A first step would be for the lottery to introduce prize-linked savings lotteries, like those conducted in Sweden, the United Kingdom, and several other countries. In a prize-linked savings game, gamblers buy tickets just as they do now. There’s still a drawing and a winner; prizes are funded by the combined interest on all the ticket purchases. But the tickets themselves retain their face value as principal and can be deposited into a bank account. Goldberg could continue the lottery’s pioneering traditions by experimenting with a prize-linked savings ticket and ask for legislation if needed to implement one.
Another step would be to allow transfers — for instance, allowing lottery players to transfer a winning ticket to a prepaid debit card. The prepaid card industry has a history of exploiting low-income communities with outrageous fees; it’s at least worth investigating whether the state could provide such a basic banking service instead.
Some of those innovations, in particular prize-linked savings, could reduce the profitability of the lottery or lead to smaller payouts to municipal governments. It would not be a profit-maximizing strategy for the state — but then, neither is the policy governing licensed casinos, the Commonwealth’s other form of legalized gambling. The state’s 2011 casino law diverts a percentage of proceeds to benefit the horse-racing industry instead of funding general needs. Surely if the state can forfeit a bit of its take from casinos to support a special interest group, it can accept a lower return on the lottery if it yields a broad public benefit that particularly lifts low-income families.
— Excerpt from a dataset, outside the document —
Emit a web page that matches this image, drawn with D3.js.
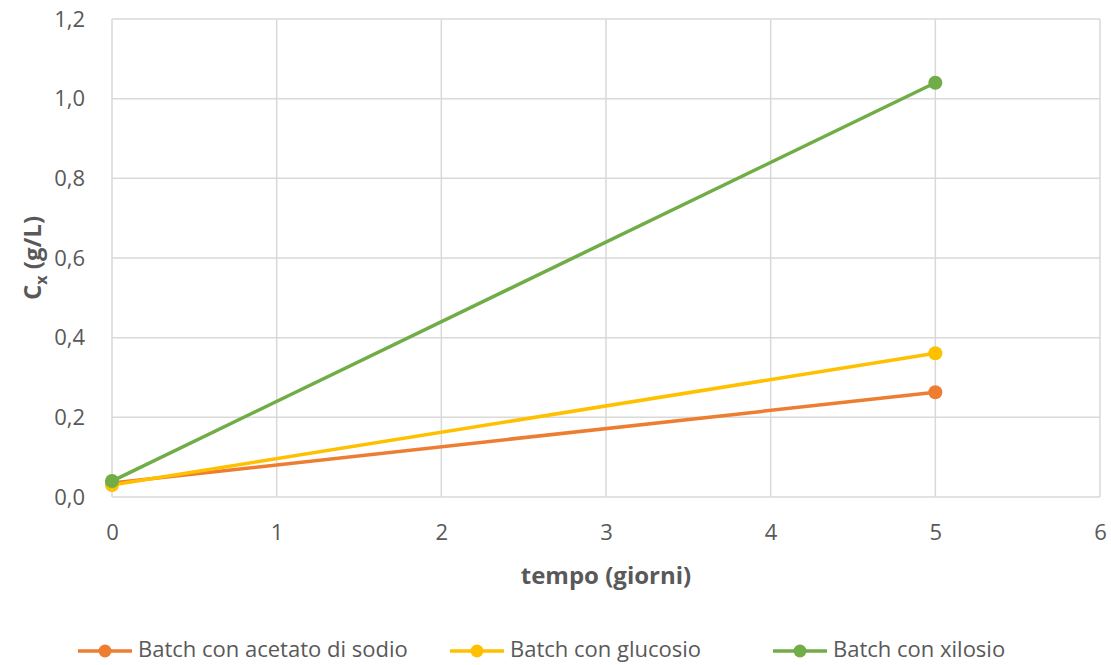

Considering the reliance of cities and towns on lottery revenues, it’s not hard to see why politicians have avoided tackling its fundamental unfairness. Nonetheless, it is one thing to raise emergency funds from willing and eager “adventurers,” it something entirely different to fund routine government services by monetizing our vulnerable neighbors’ desperation. The state won’t know if it can reduce these regressive effects until it tries.